## What you will do
Pick out all lines in the listing holding the string "that" and copy them.

## Extracted data

※

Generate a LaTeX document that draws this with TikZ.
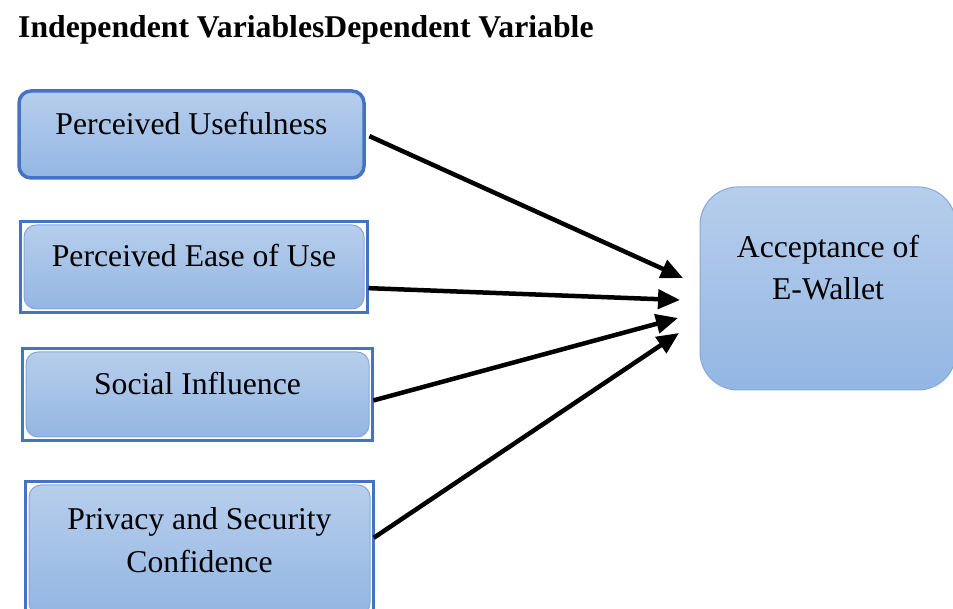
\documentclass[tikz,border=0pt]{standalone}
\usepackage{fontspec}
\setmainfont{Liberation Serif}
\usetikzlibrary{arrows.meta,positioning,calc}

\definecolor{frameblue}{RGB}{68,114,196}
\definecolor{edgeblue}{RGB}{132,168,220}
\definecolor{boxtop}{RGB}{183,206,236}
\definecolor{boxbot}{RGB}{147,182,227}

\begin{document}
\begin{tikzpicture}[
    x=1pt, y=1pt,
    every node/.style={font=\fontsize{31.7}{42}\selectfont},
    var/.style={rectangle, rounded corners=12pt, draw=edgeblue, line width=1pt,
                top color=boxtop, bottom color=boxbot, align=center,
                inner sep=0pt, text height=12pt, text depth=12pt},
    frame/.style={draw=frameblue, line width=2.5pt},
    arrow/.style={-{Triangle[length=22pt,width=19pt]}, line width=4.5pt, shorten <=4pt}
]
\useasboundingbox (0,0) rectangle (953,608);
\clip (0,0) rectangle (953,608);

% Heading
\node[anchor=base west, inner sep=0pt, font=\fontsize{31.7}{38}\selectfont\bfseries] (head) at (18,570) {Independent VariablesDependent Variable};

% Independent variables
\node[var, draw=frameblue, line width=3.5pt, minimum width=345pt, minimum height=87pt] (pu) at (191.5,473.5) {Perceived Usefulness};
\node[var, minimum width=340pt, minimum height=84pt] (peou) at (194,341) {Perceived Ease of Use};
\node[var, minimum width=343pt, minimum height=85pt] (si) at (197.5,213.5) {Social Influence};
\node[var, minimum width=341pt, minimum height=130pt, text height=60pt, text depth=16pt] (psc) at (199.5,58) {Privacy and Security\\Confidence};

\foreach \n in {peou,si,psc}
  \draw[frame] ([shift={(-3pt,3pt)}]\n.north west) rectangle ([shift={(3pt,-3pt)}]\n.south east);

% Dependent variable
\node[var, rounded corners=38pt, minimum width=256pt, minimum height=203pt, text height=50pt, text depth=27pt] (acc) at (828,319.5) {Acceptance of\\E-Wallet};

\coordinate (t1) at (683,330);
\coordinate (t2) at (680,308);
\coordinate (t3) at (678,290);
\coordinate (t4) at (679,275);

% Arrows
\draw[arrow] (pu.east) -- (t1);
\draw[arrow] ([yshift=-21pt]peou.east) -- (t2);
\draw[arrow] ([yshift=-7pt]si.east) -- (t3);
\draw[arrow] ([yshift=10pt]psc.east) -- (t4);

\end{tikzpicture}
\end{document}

※

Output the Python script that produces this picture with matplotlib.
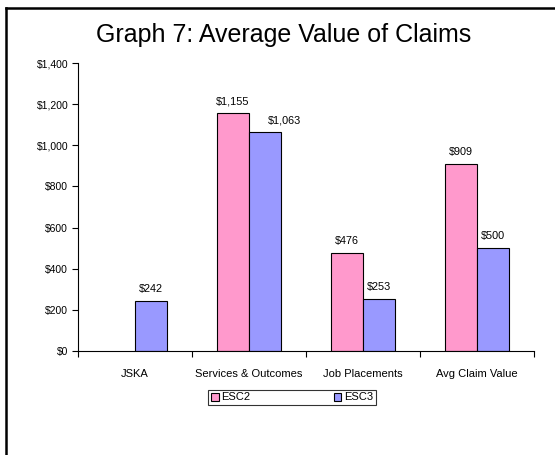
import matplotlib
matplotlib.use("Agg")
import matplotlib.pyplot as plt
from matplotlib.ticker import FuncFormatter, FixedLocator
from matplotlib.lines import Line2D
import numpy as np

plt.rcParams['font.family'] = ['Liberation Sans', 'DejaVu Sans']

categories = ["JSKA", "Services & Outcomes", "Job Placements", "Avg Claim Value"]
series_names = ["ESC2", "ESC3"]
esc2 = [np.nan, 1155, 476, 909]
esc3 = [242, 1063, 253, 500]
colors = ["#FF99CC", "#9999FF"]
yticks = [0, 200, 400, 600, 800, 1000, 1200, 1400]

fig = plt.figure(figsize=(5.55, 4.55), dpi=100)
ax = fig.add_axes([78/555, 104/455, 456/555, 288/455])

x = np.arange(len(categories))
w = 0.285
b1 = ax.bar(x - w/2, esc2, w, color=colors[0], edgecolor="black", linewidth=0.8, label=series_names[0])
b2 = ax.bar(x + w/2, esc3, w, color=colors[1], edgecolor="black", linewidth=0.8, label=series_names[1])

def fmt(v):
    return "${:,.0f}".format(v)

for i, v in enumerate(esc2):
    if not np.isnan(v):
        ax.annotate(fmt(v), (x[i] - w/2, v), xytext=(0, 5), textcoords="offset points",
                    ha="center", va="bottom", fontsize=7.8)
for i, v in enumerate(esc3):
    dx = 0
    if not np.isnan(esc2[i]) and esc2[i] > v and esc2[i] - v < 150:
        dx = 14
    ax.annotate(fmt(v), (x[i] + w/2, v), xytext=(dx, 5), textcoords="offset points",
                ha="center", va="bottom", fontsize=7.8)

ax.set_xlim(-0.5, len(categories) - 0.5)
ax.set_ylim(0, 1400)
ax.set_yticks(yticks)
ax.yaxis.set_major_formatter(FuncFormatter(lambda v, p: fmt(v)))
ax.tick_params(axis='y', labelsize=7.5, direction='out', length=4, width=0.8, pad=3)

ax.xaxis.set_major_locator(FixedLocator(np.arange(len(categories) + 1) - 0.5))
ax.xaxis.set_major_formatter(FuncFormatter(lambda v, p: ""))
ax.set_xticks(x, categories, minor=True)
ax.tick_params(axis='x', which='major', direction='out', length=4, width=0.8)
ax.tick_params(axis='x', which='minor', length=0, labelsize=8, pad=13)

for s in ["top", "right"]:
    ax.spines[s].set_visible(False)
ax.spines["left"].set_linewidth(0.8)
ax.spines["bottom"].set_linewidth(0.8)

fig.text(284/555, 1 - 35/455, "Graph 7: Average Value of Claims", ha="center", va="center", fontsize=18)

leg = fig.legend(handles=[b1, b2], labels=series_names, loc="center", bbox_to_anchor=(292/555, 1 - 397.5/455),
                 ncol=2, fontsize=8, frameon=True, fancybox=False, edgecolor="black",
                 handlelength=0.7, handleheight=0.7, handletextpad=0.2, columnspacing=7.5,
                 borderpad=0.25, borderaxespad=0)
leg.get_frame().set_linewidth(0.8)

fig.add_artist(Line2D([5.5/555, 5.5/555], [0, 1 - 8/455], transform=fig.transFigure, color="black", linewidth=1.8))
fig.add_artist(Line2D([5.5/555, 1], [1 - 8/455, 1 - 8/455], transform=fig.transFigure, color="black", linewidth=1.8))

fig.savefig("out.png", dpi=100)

※

## Response for this exercise
Generate a LaTeX document that draws this with TikZ.
Output the Python script that produces this picture with matplotlib.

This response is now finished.